Pela segunda vez no espaço de poucos meses, as reuniões do Conselho de Estado voltam a ser assunto na política nacional, no meio de uma troca de acusações cacofónica sobre se o primeiro-ministro disse ou não ao Presidente da República para ouvir Lucília Gago, procuradora-geral da República, na manhã em que a Operação Influencer 'escancarou' as portas de São Bento.

A troca de comentários na imprensa entre António Costa e Marcelo Rebelo de Sousa - e a tentativa do conselheiro de Estado e ex-dirigente do CDS-PP António Lobo Xavier em meter os pontos nos i’s, na noite de terça-feira - lançou várias dúvidas não só sobre o papel de Lucília Gago na demissão de Costa, mas também sobre a confidencialidade cada vez mais ameaçada do Conselho de Estado.

Perante a tensão ressuscitada entre Marcelo Rebelo de Sousa e António Costa, após os comentários do chefe de Estado, e as dúvidas sobre uma reunião com a procuradora-geral da República, recordemos a cronologia dos factos. Afinal, o que está em causa: quem chamou a PGR ou se essa informação devia ser ou não pública?

Arranca a queda, Gago vai a São Bento e Costa demite-se

No dia 7 de novembro, arrancou a Operação Influencer. Durante a manhã, surgiram as primeiras notícias sobre buscas a várias instituições públicas e ao Governo, nomeadamente ao gabinete do primeiro-ministro, aos ministérios do Ambiente e das Infraestruturas, secretaria de estado da Energia, Agência Portuguesa do Ambiente e muitas outras, devido a uma investigação sobre a instalação de um centro de dados em Sines e sobre negócios de lítio e hidrogénio.

A referência ao primeiro-ministro no último parágrafo de um comunicado, que o Expresso disse ter sido escrito por Lucília Gago, fez estalar a crise governamental. Às 14 horas desse dia, António Costa anunciou a demissão e a consequente queda do Governo.

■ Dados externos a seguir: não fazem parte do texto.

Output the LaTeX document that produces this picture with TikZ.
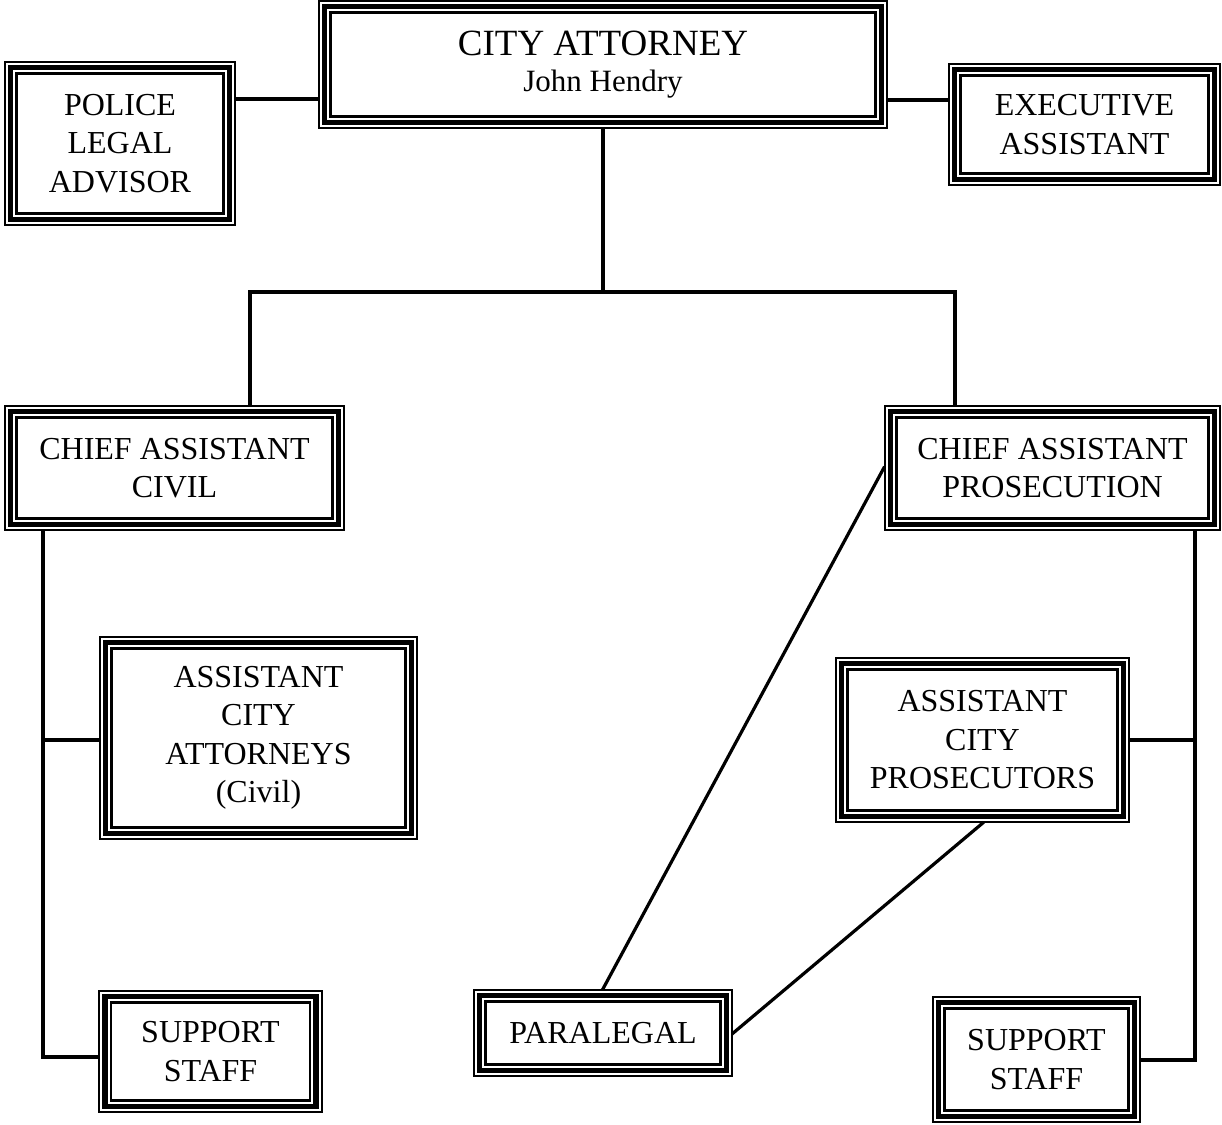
\documentclass[tikz,border=0pt]{standalone}
\usepackage{fontspec}
\setmainfont{Liberation Serif}
\usetikzlibrary{calc}
\tikzset{
  orgbox/.style={draw=none, inner sep=0pt, align=center, font=\fontsize{32}{38.5}\selectfont},
  conn/.style={line width=3.2pt, line cap=rect},
}
\begin{document}
\begin{tikzpicture}[x=1pt,y=-1pt]
\useasboundingbox[fill=white] (0,0) rectangle (1222,1124);
% boxes
\node[orgbox, minimum width=570, minimum height=129] (ca) at (603,64.5)
  {{\fontsize{37}{42}\selectfont CITY ATTORNEY}\\[-3pt]{\fontsize{31}{36}\selectfont John Hendry}};
\node[orgbox, minimum width=232, minimum height=165] (pla) at (120,143.5) {POLICE\\LEGAL\\ADVISOR};
\node[orgbox, minimum width=273, minimum height=123] (ea) at (1084.5,124.5) {EXECUTIVE\\ASSISTANT};
\node[orgbox, minimum width=341, minimum height=126] (cac) at (174.5,468) {CHIEF ASSISTANT\\CIVIL};
\node[orgbox, minimum width=337, minimum height=126] (cap) at (1052.5,468) {CHIEF ASSISTANT\\PROSECUTION};
\node[orgbox, minimum width=319, minimum height=204] (aca) at (258.5,738) {ASSISTANT\\CITY\\ATTORNEYS\\(Civil)};
\node[orgbox, minimum width=295, minimum height=166] (acp) at (982.5,740) {ASSISTANT\\CITY\\PROSECUTORS};
\node[orgbox, minimum width=224, minimum height=123] (ssl) at (210.5,1051.5) {SUPPORT\\STAFF};
\node[orgbox, minimum width=260, minimum height=88] (par) at (603,1033) {PARALEGAL};
\node[orgbox, minimum width=209, minimum height=127] (ssr) at (1036.5,1059.5) {SUPPORT\\STAFF};
% triple borders
\foreach \n in {ca,pla,ea,cac,cap,aca,acp,ssl,par,ssr}{
  \draw[line width=1.8pt] ($(\n.north west)+(0.9,0.9)$) rectangle ($(\n.south east)+(-0.9,-0.9)$);
  \draw[line width=5.5pt] ($(\n.north west)+(6.8,6.8)$) rectangle ($(\n.south east)+(-6.8,-6.8)$);
  \draw[line width=2.4pt] ($(\n.north west)+(12.8,12.8)$) rectangle ($(\n.south east)+(-12.8,-12.8)$);
}
% connectors
\draw[conn] (pla.east |- 0,99) -- (ca.west |- 0,99);
\draw[conn] (ca.east |- 0,100) -- (ea.west |- 0,100);
\coordinate (hub) at (603,292);
\draw[conn] (ca.south) -- (hub);
\draw[conn] (cac.north -| 250,0) |- (hub) -| (cap.north -| 955,0);
\coordinate (lt) at (43,740);
\coordinate (rt) at (1195,740);
\draw[conn] (cac.south -| lt) |- (ssl.west |- 0,1057);
\draw[conn] (lt) -- (aca.west |- lt);
\draw[conn] (cap.south -| rt) |- (ssr.east |- 0,1060);
\draw[conn] (rt) -- (acp.east |- rt);
\draw[conn] (cap.west |- 0,468) -- (par.north);
\draw[conn] (acp.south) -- (par.east);
\end{tikzpicture}
\end{document}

Na manhã das buscas, entre a primeira reunião de 40 minutos com Costa e a segunda reunião de 10 minutos, na qual o líder do Partido Socialista confirmou a sua demissão, Marcelo recebeu Lucília Gago em Belém, sendo que a Sábado revelou que o Presidente já estaria a par das buscas antes sequer de Costa as conhecer.

Dois dias depois da demissão de Costa, a 9 de novembro, Marcelo Rebelo de Sousa reuniu o Conselho de Estado (do qual Costa faz parte) e confirmou a marcação de eleições antecipadas, agendando-as para março de 2024.

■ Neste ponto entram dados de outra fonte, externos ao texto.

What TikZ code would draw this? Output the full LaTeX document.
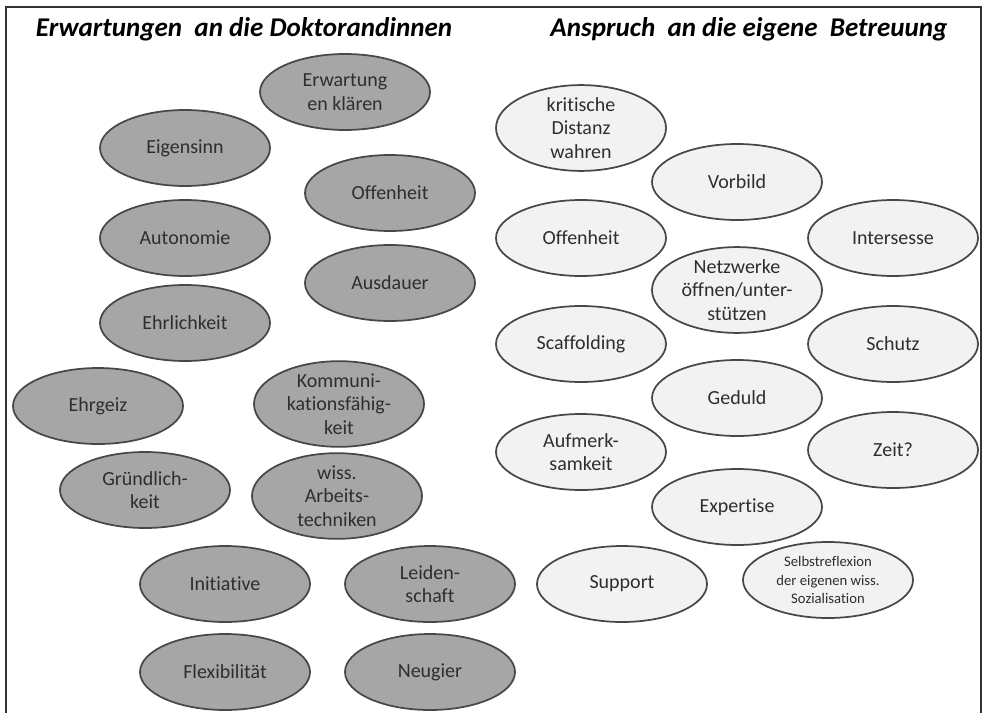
\documentclass[tikz,border=0pt]{standalone}
\usepackage{fontspec}
\setmainfont{Carlito}[Ligatures=NoCommon]
\usetikzlibrary{shapes.geometric}
\definecolor{dkfill}{HTML}{A6A6A6}
\definecolor{ltfill}{HTML}{F2F2F2}
\definecolor{rim}{HTML}{474747}
\tikzset{
  blob/.style={ellipse, draw=rim, line width=1.3pt, inner sep=0pt,
    minimum width=127.5pt, minimum height=57pt, align=center,
    font=\fontsize{15}{17.5}\selectfont, text=black!82},
  dk/.style={blob, fill=dkfill},
  lt/.style={blob, fill=ltfill},
  heading/.style={font=\fontsize{20.3}{24}\bfseries\itshape\selectfont, inner sep=0pt}
}
\begin{document}
\begin{tikzpicture}[x=0.75pt, y=-0.75pt]
\useasboundingbox (0,0) rectangle (987,713);
% outer frame, open at the bottom
\draw[line width=1.1pt, black!80] (6,713) -- (6,7) -- (981,7) -- (981,713);

% headings
\node[heading] (hl) at (244,29) {Erwartungen\ \ an die Doktorandinnen};
\node[heading] (hr) at (749,29) {Anspruch\ \ an die eigene\ \ Betreuung};

% expectations towards the doctoral candidates
\node[dk] (l1)  at (345,92)  {Erwartung\\en klären};
\node[dk] (l2)  at (185,148) {Eigensinn};
\node[dk] (l3)  at (390,193) {Offenheit};
\node[dk] (l4)  at (185,238) {Autonomie};
\node[dk] (l5)  at (390,283) {Ausdauer};
\node[dk] (l6)  at (185,323) {Ehrlichkeit};
\node[dk] (l7)  at (98,406)  {Ehrgeiz};
\node[dk] (l8)  at (339,404) {Kommuni-\\kationsfähig-\\keit};
\node[dk] (l9)  at (145,490) {Gründlich-\\keit};
\node[dk] (l10) at (337,496) {wiss.\\Arbeits-\\techniken};
\node[dk] (l11) at (225,584) {Initiative};
\node[dk] (l12) at (430,584) {Leiden-\\schaft};
\node[dk] (l13) at (225,672) {Flexibilität};
\node[dk] (l14) at (430,672) {Neugier};

% demands on one's own supervision
\node[lt] (r1)  at (581,128) {kritische\\Distanz\\wahren};
\node[lt] (r2)  at (737,182) {Vorbild};
\node[lt] (r3)  at (581,238) {Offenheit};
\node[lt] (r4)  at (893,238) {Intersesse};
\node[lt] (r5)  at (737,290) {Netzwerke\\öffnen/unter-\\stützen};
\node[lt] (r6)  at (581,344) {Scaffolding};
\node[lt] (r7)  at (893,344) {Schutz};
\node[lt] (r8)  at (737,398) {Geduld};
\node[lt] (r9)  at (581,452) {Aufmerk-\\samkeit};
\node[lt] (r10) at (893,450) {Zeit?};
\node[lt] (r11) at (737,507) {Expertise};
\node[lt] (r12) at (622,584) {Support};
\node[lt, font=\fontsize{11}{14}\selectfont] (r13) at (828,580)
  {Selbstreflexion\\der eigenen wiss.\\Sozialisation};
\end{tikzpicture}
\end{document}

No dia 10 de novembro, o Expresso avançou que Costa sugeriu a Marcelo que se reunisse com a procuradora-geral entre reuniões, e voltou a confirmar a mesma notícia no dia 17 de novembro.

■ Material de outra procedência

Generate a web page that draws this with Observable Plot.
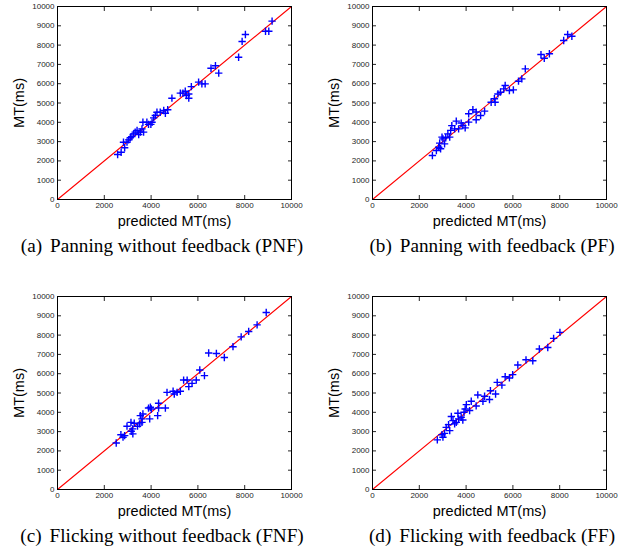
<!DOCTYPE html>
<html><head><meta charset="utf-8">
<script src="https://cdn.jsdelivr.net/npm/d3@7"></script>
<script src="https://cdn.jsdelivr.net/npm/@observablehq/plot@0.6"></script>
<style>
body{margin:0;background:#fff;}
#wrap{position:relative;width:629px;height:558px;background:#fff;overflow:hidden}
.panel{position:absolute}
.cap{position:absolute;font-family:"Liberation Serif","Times New Roman",serif;font-size:19.2px;white-space:nowrap;transform:translateX(-50%);color:#000;line-height:20px}
.cap span{margin-left:8px}
svg text{font-family:"Liberation Sans",Arial,sans-serif}
g[aria-label="x-axis label"] text, g[aria-label="y-axis label"] text{font-size:14.5px;fill:#000}
</style></head>
<body><div id="wrap"></div>
<script>
const xTicks = [0, 2000, 4000, 6000, 8000, 10000];
const yTicks = [0, 1000, 2000, 3000, 4000, 5000, 6000, 7000, 8000, 9000, 10000];
const diagonal = [0, 10000];

// [predicted MT, measured MT] in ms
const pnf = [
 [2570,2330],[2720,2450],[2870,2680],[2820,2970],[2970,2970],[3040,3090],[3110,3200],[3180,3260],
 [3250,3400],[3320,3490],[3400,3580],[3470,3370],[3540,3490],[3610,3660],[3680,3490],[3650,4000],
 [3820,4000],[3890,3890],[3990,3890],[4040,4000],[4110,4230],[4180,4350],[4250,4520],[4390,4520],
 [4540,4610],[4610,4470],[4710,4650],[4890,5250],[5250,5510],[5360,5510],[5460,5610],[5510,5390],
 [5610,5470],[5610,5250],[5720,5850],[6030,6080],[6170,5990],[6310,5990],[6560,6800],[6750,6930],
 [6890,6550],[7740,7370],[7890,8190],[8030,8550],[8890,8720],[9030,8720],[9170,9240]
];
const pf = [
 [2560,2280],[2730,2540],[2830,2710],[2910,2630],[2870,2920],[2970,3230],[3010,3140],[3080,2880],
 [3130,3200],[3220,3400],[3300,3230],[3340,3580],[3390,3830],[3510,3660],[3580,4060],[3680,3660],
 [3790,3960],[3860,3830],[3960,3710],[4110,4440],[4110,4010],[4290,4650],[4430,4530],[4430,4130],
 [4620,4350],[4790,4580],[5070,5040],[5210,5220],[5240,5040],[5360,5470],[5470,5560],[5610,5730],
 [5670,5910],[5850,5650],[6020,5680],[6240,6130],[6380,6250],[6530,6770],[7200,7510],[7340,7320],
 [7560,7550],[8170,8240],[8340,8550],[8520,8460]
];
const fnf = [
 [2510,2410],[2710,2840],[2800,2710],[2870,2790],[2970,3280],[3150,3020],[3210,3140],[3140,3480],
 [3280,3430],[3220,2880],[3420,3280],[3510,3400],[3540,3830],[3610,3660],[3650,3910],[3610,3480],
 [3890,4220],[3970,4260],[4010,4170],[3940,3660],[4280,3830],[4320,4470],[4320,4220],[4610,4220],
 [4680,5030],[4940,5090],[4990,4950],[5110,5030],[5250,5090],[5390,5670],[5540,5670],[5610,5330],
 [5750,5500],[5930,5670],[6080,6190],[6280,5900],[6460,7070],[6790,7050],[7130,6840],[7500,7400],
 [7850,7910],[8170,8190],[8530,8530],[8920,9170]
];
const ff = [
 [2770,2570],[2970,2840],[3010,2710],[3080,2910],[3150,3220],[3250,3360],[3300,3050],[3370,3780],
 [3440,3570],[3510,3400],[3580,3480],[3650,3950],[3680,3660],[3790,3740],[3860,3600],[3910,4000],
 [3960,4170],[4010,4400],[4150,4090],[4220,4570],[4430,4330],[4500,4900],[4720,4570],[4790,4830],
 [5000,4660],[5040,5120],[5260,4950],[5330,5550],[5530,5410],[5670,5840],[5850,5780],[5990,5950],
 [6210,6450],[6560,6720],[6850,6670],[7130,7280],[7490,7360],[7740,7830],[8010,8140]
];

const captions = [
 ["(a)", "Panning without feedback (PNF)"],
 ["(b)", "Panning with feedback (PF)"],
 ["(c)", "Flicking without feedback (FNF)"],
 ["(d)", "Flicking with feedback (FF)"]
];

const layout = [
 {data: pnf, left: 0, top: 0, w: 314, ml: 57, capX: 162, capY: 236},
 {data: pf, left: 314, top: 0, w: 315, ml: 58, capX: 492, capY: 236},
 {data: fnf, left: 0, top: 290, w: 314, ml: 57, capX: 162, capY: 526},
 {data: ff, left: 314, top: 290, w: 315, ml: 58, capX: 492, capY: 526}
];

function chart(data, w, ml) {
  return Plot.plot({
    width: w, height: 232,
    marginLeft: ml, marginRight: w - ml - 234, marginTop: 6, marginBottom: 33,
    x: {domain: [0, 10000]},
    y: {domain: [0, 10000]},
    style: {fontSize: "8px", color: "#262626", background: "white", fontFamily: "Liberation Sans, Arial, sans-serif"},
    marks: [
      Plot.axisX(xTicks, {anchor: "bottom", tickSize: -4, tickPadding: 7, tickFormat: "d", label: "predicted MT(ms)", labelAnchor: "center", labelOffset: 26, labelArrow: "none"}),
      Plot.axisX(xTicks, {anchor: "top", tickSize: -4, tickFormat: () => "", label: null}),
      Plot.axisY(yTicks, {anchor: "left", tickSize: -4, tickPadding: 7, tickFormat: "d", label: "MT(ms)", labelAnchor: "center", labelOffset: 44, labelArrow: "none"}),
      Plot.axisY(yTicks, {anchor: "right", tickSize: -4, tickFormat: () => "", label: null}),
      Plot.line(diagonal, {x: d => d, y: d => d, stroke: "#ff0000", strokeWidth: 1.1}),
      Plot.dot(data, {x: d => d[0], y: d => d[1], symbol: "plus", r: 2.5, stroke: "#0000ff", strokeWidth: 1.4}),
      Plot.frame({stroke: "#000", strokeWidth: 1})
    ]
  });
}

const wrap = document.getElementById("wrap");
layout.forEach((p, i) => {
  const div = document.createElement("div");
  div.className = "panel";
  div.style.left = p.left + "px";
  div.style.top = p.top + "px";
  div.appendChild(chart(p.data, p.w, p.ml));
  wrap.appendChild(div);
  const cap = document.createElement("div");
  cap.className = "cap";
  cap.style.left = p.capX + "px";
  cap.style.top = p.capY + "px";
  cap.textContent = captions[i][0];
  const s = document.createElement("span");
  s.textContent = captions[i][1];
  cap.appendChild(s);
  wrap.appendChild(cap);
});
</script>
</body></html>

Entre Bissau a Lisboa, Marcelo e Costa jogam ao 'diz que disse'

Os dois protagonistas colocaram a crise em ‘stand by’ durante uma visita à Guiné-Bissau, na comemoração dos 50 anos da independência do país e ex-colónia, mas o cessar-fogo durou pouco tempo.

Depois de semanas de contestação e de dúvidas sobre a atuação do Ministério Público, e de debate sobre o papel das autoridades judiciais na queda do Governo - uma discussão adensada pela admitida confusão com os nomes de António Costa e António Costa e Silva, ministro da Economia -, Marcelo Rebelo de Sousa contou, ainda num hotel em Bissau, no dia 16 de novembro, que foi o primeiro-ministro quem lhe disse para reunir com Lucília Gago.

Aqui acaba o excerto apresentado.